> [What you will do]: Consider the listing below. Extract exactly the lines from the line containing "Reproduce this chart with Plotly.js." to the line containing "var yTickText = ['0', '0.5', '1', '1.5', '2'];", both included.

> [Record list]:
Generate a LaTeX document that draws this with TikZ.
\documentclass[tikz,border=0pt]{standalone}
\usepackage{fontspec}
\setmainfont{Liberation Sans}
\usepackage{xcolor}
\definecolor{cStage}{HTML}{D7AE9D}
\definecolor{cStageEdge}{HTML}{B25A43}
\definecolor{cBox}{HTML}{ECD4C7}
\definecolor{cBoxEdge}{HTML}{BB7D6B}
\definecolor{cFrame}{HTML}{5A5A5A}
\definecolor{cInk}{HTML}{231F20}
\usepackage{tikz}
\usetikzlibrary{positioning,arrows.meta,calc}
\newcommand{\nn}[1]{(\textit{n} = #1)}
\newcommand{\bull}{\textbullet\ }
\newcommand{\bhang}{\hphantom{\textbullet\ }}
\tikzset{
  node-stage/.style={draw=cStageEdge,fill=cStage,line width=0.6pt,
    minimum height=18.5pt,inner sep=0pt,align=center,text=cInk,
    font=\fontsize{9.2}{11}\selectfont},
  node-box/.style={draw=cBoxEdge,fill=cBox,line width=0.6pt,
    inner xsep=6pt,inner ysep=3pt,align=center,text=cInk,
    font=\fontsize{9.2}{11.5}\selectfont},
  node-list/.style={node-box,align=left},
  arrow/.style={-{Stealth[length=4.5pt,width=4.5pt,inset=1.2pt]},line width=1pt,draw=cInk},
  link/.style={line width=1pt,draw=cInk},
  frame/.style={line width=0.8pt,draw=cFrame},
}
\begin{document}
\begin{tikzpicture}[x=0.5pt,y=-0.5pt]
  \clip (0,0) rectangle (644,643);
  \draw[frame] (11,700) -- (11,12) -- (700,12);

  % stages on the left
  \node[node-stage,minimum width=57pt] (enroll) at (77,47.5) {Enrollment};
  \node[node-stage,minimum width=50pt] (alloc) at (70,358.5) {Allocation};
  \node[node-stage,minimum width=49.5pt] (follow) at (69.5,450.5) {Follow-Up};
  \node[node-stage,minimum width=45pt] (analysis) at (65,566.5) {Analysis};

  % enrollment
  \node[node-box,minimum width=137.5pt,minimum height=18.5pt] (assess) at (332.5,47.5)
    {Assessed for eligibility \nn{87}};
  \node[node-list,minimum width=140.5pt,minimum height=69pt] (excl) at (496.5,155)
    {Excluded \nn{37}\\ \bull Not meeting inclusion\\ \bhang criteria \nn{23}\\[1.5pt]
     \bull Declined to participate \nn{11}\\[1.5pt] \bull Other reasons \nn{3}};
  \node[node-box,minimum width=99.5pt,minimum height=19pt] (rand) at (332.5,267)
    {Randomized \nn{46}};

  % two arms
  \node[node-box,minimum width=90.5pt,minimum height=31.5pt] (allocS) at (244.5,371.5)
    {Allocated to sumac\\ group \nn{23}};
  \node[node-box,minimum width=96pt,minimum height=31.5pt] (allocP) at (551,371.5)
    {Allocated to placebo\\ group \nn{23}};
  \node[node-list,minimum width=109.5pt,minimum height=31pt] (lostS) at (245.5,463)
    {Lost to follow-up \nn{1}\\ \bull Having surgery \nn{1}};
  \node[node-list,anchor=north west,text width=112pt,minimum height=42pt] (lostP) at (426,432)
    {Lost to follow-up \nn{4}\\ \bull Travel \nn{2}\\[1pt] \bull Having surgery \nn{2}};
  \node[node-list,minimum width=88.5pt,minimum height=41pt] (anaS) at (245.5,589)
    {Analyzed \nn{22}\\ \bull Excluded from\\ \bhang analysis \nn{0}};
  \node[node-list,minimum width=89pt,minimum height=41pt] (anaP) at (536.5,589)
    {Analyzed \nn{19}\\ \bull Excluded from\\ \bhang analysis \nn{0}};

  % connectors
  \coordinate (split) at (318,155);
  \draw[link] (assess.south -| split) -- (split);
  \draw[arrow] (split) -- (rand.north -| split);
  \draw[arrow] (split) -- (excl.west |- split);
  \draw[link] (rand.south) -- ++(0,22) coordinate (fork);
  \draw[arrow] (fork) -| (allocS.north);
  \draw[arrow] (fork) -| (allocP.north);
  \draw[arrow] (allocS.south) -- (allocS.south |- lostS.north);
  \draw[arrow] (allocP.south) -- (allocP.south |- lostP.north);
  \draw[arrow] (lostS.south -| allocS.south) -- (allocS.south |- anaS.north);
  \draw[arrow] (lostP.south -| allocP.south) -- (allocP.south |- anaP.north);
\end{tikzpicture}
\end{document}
---
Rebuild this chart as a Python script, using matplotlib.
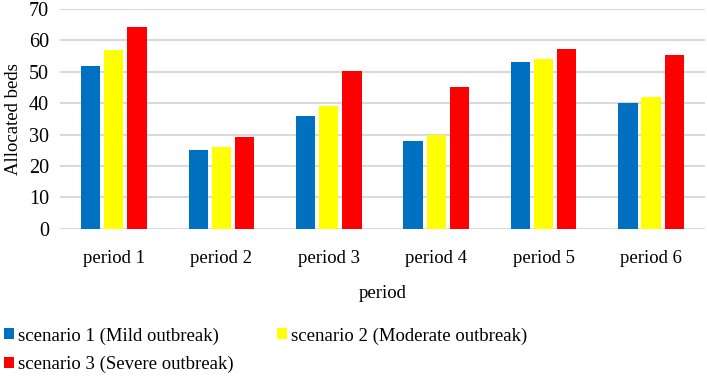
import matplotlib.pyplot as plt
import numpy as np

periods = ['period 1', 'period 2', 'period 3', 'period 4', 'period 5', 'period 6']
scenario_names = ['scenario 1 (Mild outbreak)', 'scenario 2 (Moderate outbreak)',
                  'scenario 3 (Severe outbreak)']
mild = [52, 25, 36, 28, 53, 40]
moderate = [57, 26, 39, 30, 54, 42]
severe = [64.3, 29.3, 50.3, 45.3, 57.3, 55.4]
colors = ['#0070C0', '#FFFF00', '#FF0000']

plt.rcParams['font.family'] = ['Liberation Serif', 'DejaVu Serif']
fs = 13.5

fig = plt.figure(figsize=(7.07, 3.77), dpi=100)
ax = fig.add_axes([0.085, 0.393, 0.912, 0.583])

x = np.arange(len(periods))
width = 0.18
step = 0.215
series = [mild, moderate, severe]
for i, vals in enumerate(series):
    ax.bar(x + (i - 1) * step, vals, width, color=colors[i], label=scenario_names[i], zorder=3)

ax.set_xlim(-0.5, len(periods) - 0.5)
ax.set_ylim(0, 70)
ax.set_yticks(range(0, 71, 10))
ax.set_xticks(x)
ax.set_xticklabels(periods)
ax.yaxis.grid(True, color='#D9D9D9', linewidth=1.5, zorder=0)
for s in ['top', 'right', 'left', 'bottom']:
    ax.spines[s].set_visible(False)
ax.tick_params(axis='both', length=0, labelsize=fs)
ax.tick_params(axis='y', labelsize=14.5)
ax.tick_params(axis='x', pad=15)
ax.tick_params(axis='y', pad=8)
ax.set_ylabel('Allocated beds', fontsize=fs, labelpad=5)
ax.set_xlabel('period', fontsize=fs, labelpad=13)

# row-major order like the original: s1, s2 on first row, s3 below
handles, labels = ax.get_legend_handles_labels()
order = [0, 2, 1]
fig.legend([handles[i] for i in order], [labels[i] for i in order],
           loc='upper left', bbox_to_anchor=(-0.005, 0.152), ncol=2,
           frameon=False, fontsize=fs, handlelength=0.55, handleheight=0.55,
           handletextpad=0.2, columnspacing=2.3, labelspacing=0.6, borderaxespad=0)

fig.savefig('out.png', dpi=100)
* * *
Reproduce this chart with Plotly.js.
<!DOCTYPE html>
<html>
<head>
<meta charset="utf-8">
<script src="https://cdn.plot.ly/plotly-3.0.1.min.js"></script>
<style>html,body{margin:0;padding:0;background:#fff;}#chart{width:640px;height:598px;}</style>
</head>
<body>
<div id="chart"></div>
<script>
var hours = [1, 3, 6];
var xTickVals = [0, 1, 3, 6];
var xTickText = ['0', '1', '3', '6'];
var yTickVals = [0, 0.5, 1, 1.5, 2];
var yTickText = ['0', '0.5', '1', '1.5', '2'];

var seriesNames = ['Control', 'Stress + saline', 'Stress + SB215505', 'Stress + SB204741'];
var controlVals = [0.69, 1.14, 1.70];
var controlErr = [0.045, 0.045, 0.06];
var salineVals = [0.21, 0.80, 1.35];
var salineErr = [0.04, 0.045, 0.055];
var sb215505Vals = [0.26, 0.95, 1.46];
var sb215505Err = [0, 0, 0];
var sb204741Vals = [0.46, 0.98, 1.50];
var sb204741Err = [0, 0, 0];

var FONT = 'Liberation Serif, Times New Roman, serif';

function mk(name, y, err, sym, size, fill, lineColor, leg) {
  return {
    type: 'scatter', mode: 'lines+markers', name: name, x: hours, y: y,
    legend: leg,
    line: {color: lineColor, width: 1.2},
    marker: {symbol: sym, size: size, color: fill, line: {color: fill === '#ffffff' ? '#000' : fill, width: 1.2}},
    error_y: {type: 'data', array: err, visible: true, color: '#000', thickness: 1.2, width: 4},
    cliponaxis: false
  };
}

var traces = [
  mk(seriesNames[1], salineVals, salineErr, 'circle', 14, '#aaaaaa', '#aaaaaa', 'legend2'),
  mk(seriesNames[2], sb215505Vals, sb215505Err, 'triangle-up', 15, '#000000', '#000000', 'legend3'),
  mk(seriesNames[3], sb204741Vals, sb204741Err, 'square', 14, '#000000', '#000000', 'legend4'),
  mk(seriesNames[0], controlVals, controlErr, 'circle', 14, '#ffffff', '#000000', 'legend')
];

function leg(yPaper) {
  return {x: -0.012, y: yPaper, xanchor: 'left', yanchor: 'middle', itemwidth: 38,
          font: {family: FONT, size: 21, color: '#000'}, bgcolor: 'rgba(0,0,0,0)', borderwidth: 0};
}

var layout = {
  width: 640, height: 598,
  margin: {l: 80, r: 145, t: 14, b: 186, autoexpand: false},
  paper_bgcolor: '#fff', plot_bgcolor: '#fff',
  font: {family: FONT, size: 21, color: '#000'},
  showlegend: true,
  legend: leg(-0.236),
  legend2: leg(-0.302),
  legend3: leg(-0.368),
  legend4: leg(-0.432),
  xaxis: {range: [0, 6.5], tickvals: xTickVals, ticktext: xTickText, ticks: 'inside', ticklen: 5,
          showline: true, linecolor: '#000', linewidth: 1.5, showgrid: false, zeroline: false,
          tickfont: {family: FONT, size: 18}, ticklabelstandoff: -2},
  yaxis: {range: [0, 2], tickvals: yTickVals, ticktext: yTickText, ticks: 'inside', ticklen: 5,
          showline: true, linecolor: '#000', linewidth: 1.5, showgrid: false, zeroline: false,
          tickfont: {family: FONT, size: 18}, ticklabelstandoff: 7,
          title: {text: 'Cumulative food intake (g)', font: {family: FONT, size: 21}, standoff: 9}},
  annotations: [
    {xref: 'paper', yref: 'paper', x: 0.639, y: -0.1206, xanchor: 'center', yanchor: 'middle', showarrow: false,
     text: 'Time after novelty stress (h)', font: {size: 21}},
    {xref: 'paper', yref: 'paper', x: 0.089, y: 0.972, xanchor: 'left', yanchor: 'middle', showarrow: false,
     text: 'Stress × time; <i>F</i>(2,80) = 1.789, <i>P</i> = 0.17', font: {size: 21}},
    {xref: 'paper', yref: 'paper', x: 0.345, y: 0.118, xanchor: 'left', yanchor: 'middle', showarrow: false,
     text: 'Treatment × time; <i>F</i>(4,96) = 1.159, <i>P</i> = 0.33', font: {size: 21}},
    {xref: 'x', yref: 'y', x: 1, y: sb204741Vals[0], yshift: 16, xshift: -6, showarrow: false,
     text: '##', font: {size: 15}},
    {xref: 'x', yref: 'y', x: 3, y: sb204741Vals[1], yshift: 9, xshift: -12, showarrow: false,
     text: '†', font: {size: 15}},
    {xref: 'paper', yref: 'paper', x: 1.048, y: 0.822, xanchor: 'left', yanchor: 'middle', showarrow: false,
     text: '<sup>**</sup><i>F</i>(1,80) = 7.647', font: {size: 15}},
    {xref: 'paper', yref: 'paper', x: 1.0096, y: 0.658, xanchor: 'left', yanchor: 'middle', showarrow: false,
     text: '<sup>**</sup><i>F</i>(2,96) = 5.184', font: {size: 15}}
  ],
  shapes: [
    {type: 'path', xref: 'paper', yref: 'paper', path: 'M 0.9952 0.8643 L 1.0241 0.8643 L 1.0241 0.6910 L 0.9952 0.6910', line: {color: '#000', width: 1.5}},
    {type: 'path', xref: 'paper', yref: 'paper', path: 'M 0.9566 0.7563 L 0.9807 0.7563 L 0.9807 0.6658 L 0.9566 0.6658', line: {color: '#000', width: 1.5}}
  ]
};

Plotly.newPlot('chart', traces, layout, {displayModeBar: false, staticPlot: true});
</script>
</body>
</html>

> [Solution to this exercise]:
Reproduce this chart with Plotly.js.
<!DOCTYPE html>
<html>
<head>
<meta charset="utf-8">
<script src="https://cdn.plot.ly/plotly-3.0.1.min.js"></script>
<style>html,body{margin:0;padding:0;background:#fff;}#chart{width:640px;height:598px;}</style>
</head>
<body>
<div id="chart"></div>
<script>
var hours = [1, 3, 6];
var xTickVals = [0, 1, 3, 6];
var xTickText = ['0', '1', '3', '6'];
var yTickVals = [0, 0.5, 1, 1.5, 2];
var yTickText = ['0', '0.5', '1', '1.5', '2'];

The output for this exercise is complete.